Trying to Save Time & Money…But Investing in Problems

  • Getting free equipment came with foul broad.
  • Free Bees that are infested with problems or have attitude issues.
  • Changed out old comb and rehived without the queen who was hiding behind about 10 bees in the old wood ware.

** Find out how to Requeen Queenless Honeybee Hives **

Not Placing Hives in the Right Places

  • Putting my hives in shade. When they need to cool down, they need ventilation, not shade. Shade only helps the critters that infest them.
  • Inspecting inside cells is a pain without the sunshine.
  • Set hives a reasonable distance for you. Got tired of walking 10-30’ to see if there were eggs or larvae.

Money Wasting Errors

Wasting too much money and then becoming frustrated is one of the main reasons beekeepers don’t stick it out. For many of those, beekeepers are doing it for the wrong reasons.

If you’re simply doing it for the money and not the love, it’s going to feel like a waste. Let’s look at some of the confessions of beekeepers who say that money was the hardest hit mistakes they faced.

Doing It for the Money

  • Going to the bank for 100k thinking that California was the path for gold!
  • Spend way too much money on little return.
  • Thinking I could make a living at it.

Not Recognizing Queen Status

  • Trying to requeen a hive with a laying worker. Lost two expensive queens before I decided that my Mentor was right!! 
  • Pinching a queen when I didn’t need to.

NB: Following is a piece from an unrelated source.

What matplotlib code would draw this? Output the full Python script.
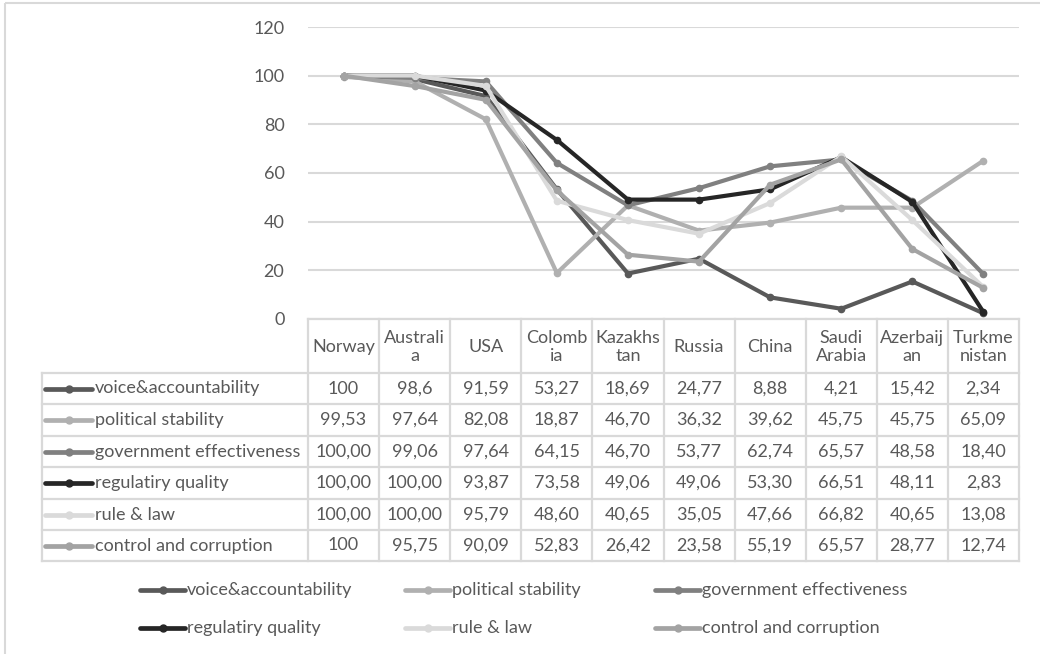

Trying to Save Money Buying the Wrong Thing

  • Buying a Nuc (or trying to buy) without checking references, never got my bee’s and got stiffed out of my deposit.
  • Purchasing a package of bees in May that had already spent a season in California…….came complete with heavy mite load and deformed wing virus on arrival.
  • Buying some equipment infected with American Foulbrood.
beekeeping mistakes

It’s only a screw up if you don’t learn and grow as a beekeeper

I’ve listed out these confessions of beekeepers in some of my favorite social media groups as well as a few of my own lessons learned. And I hope you’re not discouraged. I write this not to scare you away, but to encourage you to try. 

Because the absolute worst action you could take from this is to decide you aren’t going to go through with your dream of keeping bees. If you’re afraid to fail. 

Not Becoming a Beekeeper is the worst mistake you could make. 

Many of these beekeepers stated they wished they would have started earlier. And all of these keepers who gave confessions in order to help you and me learned from their mistakes or else they wouldn’t still be keeping bees. 

So, will you take action? Analyze this list and decide how they can help you to become a better beekeeper.

How can you let this list of beekeeping mistakes help you to succeed with your skill and learn rather than to run away?